Tunnel visionary: why was land artist Nancy Holt never given her due? This article is more than 3 years old Holt made mesmerising works that filtered stars and vanished in the desert heat. But land art was seen as a male preserve. A new exhibition redresses the balance
Dale Berning Sawa Dale Berning Sawa Tue 13 Apr 2021 10.14 EDT Share The story of land art is generally believed to be a tale of white men in weathered denim descending on what they thought of as the empty canvas of the American west in the 1960s with bulldozers and big ideas to make their work. But what of the women who were also making their mark? “Today, land art appears as an almost perfect distillation of the art world’s history of male privilege, with its conviction that man is entitled to space to roam, to make his mark,” critic Megan O’Grady wrote in 2018. “It is one of the contemporary art movements most urgently in need of reconsideration.”
A forthcoming exhibition at Lismore Castle in County Waterford, centred on the work of the late Nancy Holt, hopes to redress that balance. The Irish venue launches its post-lockdown programming with Light and Language, a group show looking at her legacy in contemporary art as a central member of the land art and conceptual movements. It is an uncommon opportunity to see a sizeable group of Holt works, many of which haven’t been exhibited in decades. There is a large-scale installation, several video and sound works, photography, drawing and a scattering of her “concrete poems”. The most recognisable piece of Holt’s is a mesmerising earthwork entitled Sun Tunnels – four cylindrical, concrete forms, large enough to walk through, installed in the desert in Utah.
Holt herself though is largely known as the wife of Robert Smithson, who is credited with founding the land art movement in the late 1960s and making its instant cover star: Spiral Jetty, that giant coil of white rock extending into the red waters of Utah’s Great Salt Lake.
Nancy Holt at Mono Lake, California, in 1968. View image in fullscreen Nancy Holt at Mono Lake, California, in 1968. Photograph: Michael Heizer Holt was wedded to Smithson’s legacy, too. After his death in a plane crash in 1973 at the age of 35, she stewarded his archive – and ensured his enduring fame – until she died in 2014. That same year, and at her behest, the Holt Smithson Foundation was set up to look after both artists’ estates. This show is part of that programme.
“It’s that classic thing – that female artists were just invisible,” says director of the foundation, Lisa Le Feuvre. “They were there, they were doing things, and they weren’t seen.”
Holt was born in Massachussets in 1938. She graduated from Tufts University with a degree in biology but it was moving to New York in the early 1960s and meeting artists, including Smithson, that really got her thinking. In 1966 she started making her series of concrete poems, and from the following year, as Le Feuvre puts, “she took language out into the landscape”.
Stone Ruin Trail I is a kind of custom-scored walking tour of a wooded ruin in New Jersey. Holt gave friends a two-page set of hand-typed instructions along with detailed photographs, noting the things (a roped entrance, a metal beehive, a castle-like structure, a glacial boulder) that caught her eye. That approach – observational, methodical, inclusive – was a constant throughout her career.

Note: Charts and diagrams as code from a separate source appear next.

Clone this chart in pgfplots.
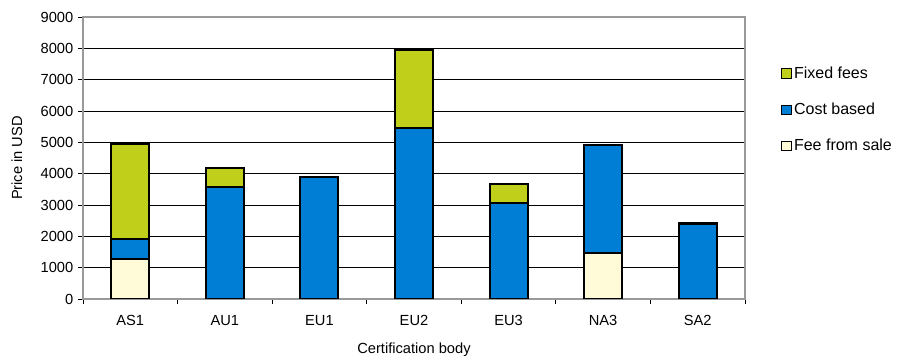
\documentclass[border=0pt]{standalone}
\usepackage{pgfplots}
\pgfplotsset{compat=1.18}
\usepackage{fontspec}
\setmainfont{Liberation Sans}
\definecolor{cgreen}{RGB}{191,207,26}
\definecolor{cblue}{RGB}{0,125,212}
\definecolor{ccream}{RGB}{255,250,216}
\begin{document}
\begin{tikzpicture}
\path (0pt,0pt) rectangle (674.25pt,268.5pt);
\begin{axis}[
  at={(62.25pt,44.25pt)}, anchor=south west,
  scale only axis, width=496.5pt, height=211.5pt,
  ybar stacked, bar width=28.5pt,
  xmin=-0.5, xmax=6.5, ymin=0, ymax=9000,
  xtick={0,...,6},
  xticklabels={AS1,AU1,EU1,EU2,EU3,NA3,SA2},
  minor xtick={-0.5,0.5,...,6.5},
  ytick={0,1000,...,9000},
  major x tick style={draw=none},
  minor tick length=3.75pt, major tick length=3.75pt,
  tick align=outside, tick pos=left,
  tick style={black, line width=0.6pt},
  ymajorgrids, major grid style={black, line width=0.6pt},
  axis line style={gray!80, line width=1pt},
  /pgf/number format/assume math mode=true,
  scaled y ticks=false,
  yticklabel style={/pgf/number format/set thousands separator={}},
  ticklabel style={font=\fontsize{11}{13}\selectfont},
  xticklabel style={yshift=-5pt},
  ylabel={Price in USD}, xlabel={Certification body},
  label style={font=\fontsize{11}{13}\selectfont},
  ylabel style={yshift=7pt},
  xlabel style={yshift=-6pt},
  reverse legend,
  legend cell align=left,
  legend style={draw=none, at={(1,1)}, anchor=north west, xshift=24pt, yshift=-33pt,
    font=\fontsize{12}{13}\selectfont, row sep=13pt},
  legend image code/.code={\draw[#1, line width=0.6pt] (-2pt,-3.5pt) rectangle (5pt,3.5pt);},
  every axis plot/.append style={draw=black, line width=1.5pt},
]
\addplot[fill=ccream, draw=black] coordinates {(0,1270) (1,0) (2,0) (3,0) (4,0) (5,1470) (6,0)};
\addplot[fill=cblue, draw=black] coordinates {(0,645) (1,3570) (2,3890) (3,5460) (4,3060) (5,3440) (6,2390)};
\addplot[fill=cgreen, draw=black] coordinates {(0,3035) (1,610) (2,0) (3,2490) (4,610) (5,0) (6,30)};
\legend{Fee from sale, Cost based, Fixed fees}
\end{axis}
\end{tikzpicture}
\end{document}
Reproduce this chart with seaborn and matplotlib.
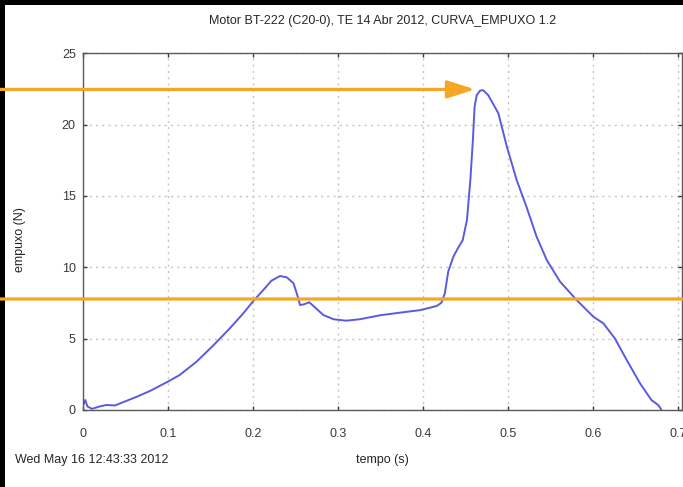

Our life indoors is intertwined with life outside, with the whole planet, actually Nancy Holt The Lismore show includes a 1969 piece entitled Trail Markers: a series of photographs of the orange dots spray-painted on rocks and trunks to mark British rambling pathways. She was fascinated when she saw them on Dartmoor. She described them as a ready-made artwork.
Holt was always serious. Her journals show how other artists loved talking through ideas with her. She was very close to Michael Heizer, Richard Serra and Joan Jonas. She exchanged concrete poetry by post with Carl Andre and Sol LeWitt. But when I ask Le Feuvre if the men saw her as a peer, she answers: “Yes, but.” They valued her input . But she wasn’t exhibiting in the same places they were. Similarly, it’s not that critics were dismissive of her work. They just didn’t mention her at all.
Smithson’s recognition of her support is without question. She shaped his writing (she was a subeditor at Harper’s Magazine; he is thought to have been dyslexic). Some say she shaped his ideas, too. She travelled west on location recces with him and if his earthworks were visible in Manhattan galleries, it’s because of the films she made. “It’s Nancy’s time now,” he said in 1970. “My job is to help her.” You get the sense that if his life had not been cut short, he would have as well.